Une question s’est alors posée aux socialistes à ce moment-là: fallait-il gouverner et participer au cabinet de Waldeck-Rousseau, cet éminent républicain, qui cherchait à régler la question qui divisait le pays? Un socialiste (Alexandre Millerand) a alors accepté d’y siéger, provoquant de véritables cris d’orfraie du côté de Guesde et de ses partisans. Mais Jaurès est resté inflexible en déclarant que l’urgence de sauver la République devait l’emporter sur toute autre exigence.
Franz-Olivier Giesbert. - Il faut rappeler que Guesde incarnait la tradition antisémite d’une certaine gauche dans laquelle on trouvera ensuite Déat et les socialistes passés au collaborationisme.

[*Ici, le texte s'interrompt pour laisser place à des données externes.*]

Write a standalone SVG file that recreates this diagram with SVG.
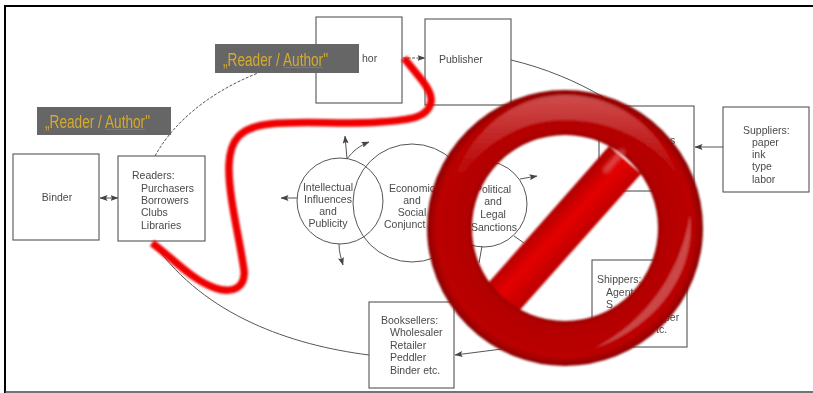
<svg xmlns="http://www.w3.org/2000/svg" width="813" height="393" viewBox="0 0 813 393">
<style>
.box{fill:#fff;stroke:#555;stroke-width:1.1}
.circ{fill:none;stroke:#555;stroke-width:1}
.ln{fill:none;stroke:#555;stroke-width:1}
.dash{fill:none;stroke:#555;stroke-width:1;stroke-dasharray:3 1.5}
.t{font-family:"Liberation Sans",Arial,sans-serif;font-size:10.5px;fill:#4a4a4a}
.m{text-anchor:middle}
.lab{fill:#666}
.lt{font-family:"Liberation Sans",Arial,sans-serif;font-size:18px;fill:#d6aa2e}
.ul{fill:none;stroke:#b5694f;stroke-width:.9}
</style>
<defs>
<marker id="a" viewBox="0 0 8 6" refX="7.500" refY="3" markerWidth="8" markerHeight="6" markerUnits="userSpaceOnUse" orient="auto-start-reverse"><path d="M0 0L8 3L0 6L1.500 3Z" fill="#444"/></marker>
<filter id="soft" filterUnits="userSpaceOnUse" x="0" y="0" width="813" height="393"><feGaussianBlur stdDeviation=".45"/></filter>
<filter id="soft2" filterUnits="userSpaceOnUse" x="0" y="0" width="813" height="393"><feGaussianBlur stdDeviation=".8"/></filter>
<filter id="hb" filterUnits="userSpaceOnUse" x="0" y="0" width="813" height="393"><feGaussianBlur stdDeviation="2"/></filter>
<radialGradient id="ring" gradientUnits="userSpaceOnUse" cx="565" cy="228" r="138">
<stop offset=".67" stop-color="#960000"/><stop offset=".71" stop-color="#b30000"/><stop offset=".93" stop-color="#bb0000"/><stop offset=".98" stop-color="#9a0000"/><stop offset="1" stop-color="#800000"/>
</radialGradient>
<linearGradient id="bar" gradientUnits="userSpaceOnUse" x1="549" y1="213" x2="581" y2="243">
<stop offset="0" stop-color="#b00000"/><stop offset=".45" stop-color="#e40000"/><stop offset="1" stop-color="#bd0000"/>
</linearGradient>
<linearGradient id="top" x1="0" y1="0" x2="0" y2="1">
<stop offset="0" stop-color="#fff" stop-opacity=".3"/><stop offset=".7" stop-color="#fff" stop-opacity=".03"/><stop offset="1" stop-color="#fff" stop-opacity="0"/>
</linearGradient>
</defs>
<rect width="813" height="393" fill="#fff"/>
<g filter="url(#soft)">
<g id="connectors">
<path class="dash" d="M155 156C176 118 215 90 258 73"/>
<path class="ln" d="M511 60C545 68 578 82 603 97"/>
<path class="ln" d="M155 245C205 315 290 345 369 355"/>
<path class="ln" d="M502 349L455 355" marker-end="url(#a)"/>
<path class="dash" d="M403 58H425" marker-end="url(#a)"/>
<path class="ln" d="M100 198H118" marker-start="url(#a)" marker-end="url(#a)"/>
<path class="ln" d="M723 147H695" marker-end="url(#a)"/>
<path class="ln" d="M347 159L345 136" marker-end="url(#a)"/>
<path class="ln" d="M347 159C353 151 359 146 369 142" marker-end="url(#a)"/>
<path class="ln" d="M297 198H281" marker-end="url(#a)"/>
<path class="ln" d="M339 244C339 252 341 258 343 265" marker-end="url(#a)"/>
<path class="ln" d="M520 179L537 176" marker-end="url(#a)"/>
<path class="ln" d="M482 246L479 263"/>
<path class="ln" d="M514 236L524 243"/>
</g>
<g id="author"><rect class="box" x="316" y="17" width="86" height="86"/><text class="t" x="362" y="62">hor</text></g>
<g id="publisher"><rect class="box" x="425" y="19" width="86" height="86"/><text class="t" x="439" y="63">Publisher</text></g>
<g id="binder"><rect class="box" x="13" y="154" width="86" height="86"/><text class="t m" x="57" y="201">Binder</text></g>
<g id="readers"><rect class="box" x="118" y="156" width="87" height="85"/>
<text class="t" x="132" y="179">Readers:</text><text class="t" x="141" y="192">Purchasers</text><text class="t" x="141" y="204">Borrowers</text><text class="t" x="141" y="216">Clubs</text><text class="t" x="141" y="229">Libraries</text></g>
<g id="printer"><rect class="box" x="599" y="106" width="95" height="85"/><text class="t" x="670" y="144">s</text></g>
<g id="suppliers"><rect class="box" x="723" y="107" width="86" height="85"/>
<text class="t" x="743" y="134">Suppliers:</text><text class="t" x="752" y="146">paper</text><text class="t" x="752" y="158">ink</text><text class="t" x="752" y="170">type</text><text class="t" x="752" y="183">labor</text></g>
<g id="booksellers"><rect class="box" x="369" y="302" width="85" height="86"/>
<text class="t" x="381" y="324">Booksellers:</text><text class="t" x="390" y="336">Wholesaler</text><text class="t" x="390" y="349">Retailer</text><text class="t" x="390" y="361">Peddler</text><text class="t" x="390" y="374">Binder etc.</text></g>
<g id="shippers"><rect class="box" x="592" y="260" width="95" height="87"/>
<text class="t" x="597" y="283">Shippers:</text><text class="t" x="606" y="296">Agent</text><text class="t" x="606" y="308">S</text><text class="t" x="664" y="321">per</text><text class="t" x="656" y="333">tc.</text></g>
<g id="intellectual"><circle class="circ" cx="340" cy="201" r="43"/>
<text class="t m" x="328" y="191">Intellectual</text><text class="t m" x="328" y="203">Influences</text><text class="t m" x="328" y="215">and</text><text class="t m" x="328" y="227">Publicity</text></g>
<g id="economic"><circle class="circ" cx="412" cy="203" r="59"/>
<text class="t m" x="412" y="192">Economic</text><text class="t m" x="412" y="204">and</text><text class="t m" x="412" y="216">Social</text><text class="t" x="384" y="228">Conjunct</text></g>
<g id="political"><circle class="circ" cx="484" cy="204" r="43"/>
<text class="t m" x="493" y="193">Political</text><text class="t m" x="493" y="205">and</text><text class="t m" x="493" y="218">Legal</text><text class="t m" x="494" y="231">Sanctions</text></g>
</g>
<g id="label-top" filter="url(#soft)"><rect class="lab" x="215" y="44" width="144" height="29"/><text class="lt" x="223" y="66" textLength="105" lengthAdjust="spacingAndGlyphs">„Reader / Author"</text><path class="ul" d="M284 67.500H323"/></g>
<g id="label-left" filter="url(#soft)"><rect class="lab" x="37" y="107" width="134" height="28"/><text class="lt" x="45" y="128" textLength="105" lengthAdjust="spacingAndGlyphs">„Reader / Author"</text><path class="ul" d="M105 129.500H145"/></g>
<path id="red-curve" filter="url(#soft2)" d="M404 58C418 76 433 90 431 102C428 118 410 120 380 122C340 125 305 120 270 124C240 127 230 140 229 165C228 195 240 240 244 270C246 288 232 294 215 288C192 280 175 260 152 243" fill="none" stroke="#ef0000" stroke-width="7.500"/>
<g id="no-sign" filter="url(#soft2)">
<path d="M490 281L609 146L641 174L520 310L505 320L480 295Z" fill="url(#bar)"/>
<circle cx="565" cy="228" r="115.500" fill="none" stroke="url(#ring)" stroke-width="45"/>
<path d="M447 200C465 130 515 95 565 95C615 95 660 125 680 180C655 140 610 120 565 120C515 120 472 150 447 200Z" fill="url(#top)"/>
<path d="M606 170L622 152" stroke="#f08a8a" stroke-width="6" stroke-linecap="round" opacity=".55" filter="url(#hb)"/>
<path d="M690 215C696 270 660 325 595 348C645 322 680 275 690 215Z" fill="#fff" opacity=".28"/>
</g>
<g id="frame" fill="none">
<path d="M5 393V6H813" stroke="#000" stroke-width="2"/>
<path d="M5 392H813" stroke="#444" stroke-width="1.500"/>
</g>
</svg>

«L’antisémitisme en France revient en force, mais pas par la droite ou l’extrême droite. Par l’extrême gauche !» Franz-Olivier Giesbert, journaliste
François Hollande. - L’antisémitisme était présent dans la classe ouvrière. Même Jaurès au début de l’affaire Dreyfus formule des déclarations malheureuses. Il s’est empressé de les corriger. Quant à Guesde qui avait combattu le ministérialisme, il s’est retrouvé en 1914 dans un gouvernement d’union sacrée avec Deny Cochin, un historien proche de l’Action Française. La radicalité est souvent une posture de circonstance. L’opportunisme ne lui est pas étrangère.
La question de l’antisémitisme de gauche fait-elle son grand retour avec une frange du NFP qui refuse de qualifier le Hamas de terroriste ou qui refuse de participer à une marche contre l’antisémitisme?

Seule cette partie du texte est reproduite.